Reviewed by David Smith
Background info…
When it was introduced, the Tiger was the most powerful tank in the world. The 88mm gun was extremely powerful and the tank was almost impervious to attack, but its combat debut was less than impressive. The first 4 Tigers were sent to the Leningrad area in 1942, but were deployed in single file over swampy ground and in their first day of combat all 4 were knocked out. In spite of a bad start, tactics were soon learned, and other units were quickly trained and equipped with the Tiger, it being then deployed to Russia, Africa, and Italy.
References used…
My own photos of the Bovington Tiger. Lots of shots found on the internet on various sites.
Books:
Panzerkamfwagon VI Tiger, Osprey modelling manuals 13
Tiger I Heavy tank 1942-1945, osprey new vanguard 5
Tiger I and variants, Elements in combat 3 guide to building and painting.
God, Honour, Fatherland. RZM imports.
Tiger I on the eastern front, Histoire & Collections.
‘Tiger in the mud’, Otto Carius
And so to the build…
I didn’t expect this build to have taken as long as it has, I started it last October or thereabouts.
It has been one of those lost kits to me, I couldn’t afford it then, when it first appeared years ago, and I couldn’t really afford it now. Until, after a bit of work that I did for someone paid off and left me with a little spare cash.
Now don’t get me wrong, I thought long and hard before buying this kit, It’s the most expensive that I have ever bought, and not being overpaid, there’s always something else out there that should come first, but in this case, I thought,…go for it!
So there we are, I have always liked the 1/25th scale armour, it has presence without the size and bulk,(and expense) of 1/16th scale, and the Tiger has just so much presence!
I was not sure how I wanted the finished vehicle to look, there being so many theatres, colour schemes and other variants of kit.
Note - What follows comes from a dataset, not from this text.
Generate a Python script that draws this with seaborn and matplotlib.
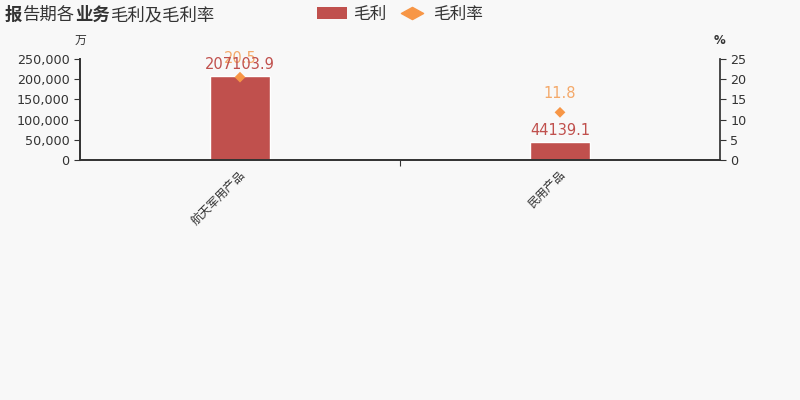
import matplotlib
matplotlib.use('Agg')
import matplotlib.pyplot as plt
import seaborn as sns
import pandas as pd
from matplotlib.lines import Line2D
from matplotlib.patches import Patch
from matplotlib.path import Path
from matplotlib.ticker import FuncFormatter, FixedLocator

# data
categories = ['航天军用产品', '民用产品']
gross_profit = [207103.9, 44139.1]
gross_margin = [20.5, 11.8]

bar_color = '#c0504d'
rate_color = '#f79646'
rate_text_color = '#f4a96a'
text_color = '#333333'
bg = '#f8f8f8'

sns.set_theme(style='white')
plt.rcParams['font.family'] = ['DejaVu Sans', 'Noto Sans CJK SC']
plt.rcParams['axes.unicode_minus'] = False
cjk = ['Noto Sans CJK SC', 'DejaVu Sans']

df = pd.DataFrame({'cat': categories, 'profit': gross_profit, 'rate': gross_margin})

fig = plt.figure(figsize=(8, 4), dpi=100, facecolor=bg)
ax = fig.add_axes([0.1, 0.6, 0.8, 0.2525])
ax.set_facecolor(bg)

sns.barplot(data=df, x='cat', y='profit', color=bar_color, width=0.1875,
            saturation=1, ax=ax)
ax.set_xlim(-0.5, 1.5)
ax.set_ylim(0, 250000)
ax.set_yticks([0, 50000, 100000, 150000, 200000, 250000])
ax.yaxis.set_major_formatter(FuncFormatter(lambda v, p: f'{int(v):,}'))
ax.set_xlabel('')
ax.set_ylabel('')
ax.xaxis.set_major_locator(FixedLocator([0.5]))
ax.set_xticklabels([''])
for i, c in enumerate(categories):
    ax.text(i - 0.005, -0.08, c, transform=ax.get_xaxis_transform(), rotation=45,
            ha='right', va='top', rotation_mode='anchor', fontsize=8.5, color=text_color,
            family=cjk)

ax2 = ax.twinx()
sns.scatterplot(data=df, x='cat', y='rate', marker='D', s=30, color=rate_color,
                edgecolor='none', ax=ax2, zorder=5)
ax2.set_ylim(0, 25)
ax2.set_yticks([0, 5, 10, 15, 20, 25])
ax2.set_ylabel('')
ax2.set_xlabel('')

# rate labels first, bar labels drawn over them
for i, v in enumerate(gross_margin):
    ax2.annotate(f'{v}', (i, v), xytext=(0, 8), textcoords='offset points',
                 ha='center', va='bottom', fontsize=10.5, color=rate_text_color, zorder=6)
for i, v in enumerate(gross_profit):
    ax2.annotate(f'{v}', (i, v), xycoords=ax.transData, xytext=(0, 3),
                 textcoords='offset points', ha='center', va='bottom',
                 fontsize=10.5, color=bar_color, zorder=7)

for a in (ax, ax2):
    a.spines['top'].set_visible(False)
    for s in ('left', 'right', 'bottom'):
        a.spines[s].set_color(text_color)
    a.tick_params(axis='both', colors=text_color, labelsize=9.2, length=4, width=0.8,
                  direction='out')
ax.spines['right'].set_visible(False)
ax.tick_params(axis='y', left=True)
ax.tick_params(axis='x', bottom=True)
ax2.tick_params(axis='y', right=True)

ax.text(0, 1.12, '万', transform=ax.transAxes, ha='center', va='bottom',
        fontsize=8.5, color=text_color, family=cjk)
ax2.text(1, 1.12, '%', transform=ax2.transAxes, ha='center', va='bottom',
         fontsize=8.5, color=text_color, fontweight='bold')

# title with mixed weights, each piece placed right after the previous one
parts = [('报', 'bold'), ('告期各', 'normal'), ('业务', 'bold'), ('毛利及毛利率', 'normal')]
prev = fig.text(5 / 800, 1 - 20 / 400, parts[0][0], fontsize=12.5, fontweight=parts[0][1],
                color=text_color, ha='left', va='baseline', family=cjk)
for s, w in parts[1:]:
    prev = ax.annotate(s, xy=(1, 0), xycoords=prev, xytext=(0.3, 0),
                       textcoords='offset points', fontsize=12.5, fontweight=w,
                       color=text_color, ha='left', va='bottom', family=cjk,
                       annotation_clip=False)

wide_diamond = Path([(-1, 0), (0, 0.55), (1, 0), (0, -0.55), (-1, 0)],
                    [Path.MOVETO, Path.LINETO, Path.LINETO, Path.LINETO, Path.CLOSEPOLY])
handles = [Patch(facecolor=bar_color, edgecolor='none', label='毛利'),
           Line2D([], [], marker=wide_diamond, color=rate_color, linestyle='none',
                  markersize=16, label='毛利率')]
fig.legend(handles=handles, loc='center', bbox_to_anchor=(400 / 800, 1 - 14 / 400),
           ncol=2, frameon=False, handlelength=1.8, handletextpad=0.4,
           columnspacing=0.6, labelcolor=text_color,
           prop={'family': cjk, 'size': 12})

fig.savefig('out.png', dpi=100, facecolor=bg)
On researching the late E models, I decided that I wanted to keep the filters, but add S-mine dispensers, and track link holders to the turret, this fit would put the vehicle into quite a narrow time window, and so it was then a matter of finding a vehicle that fitted that window.
I was lent one or two books on the subject, and the one that gave me the specific vehicle that I wanted to model was the excellent Tiger I on the Eastern front, I wanted to model a Grossdeutchland vehicle, and there it was, a Tiger of the 9th company of the III Abteillung during the winter of 1943-44, fighting around the area of Kirovograd.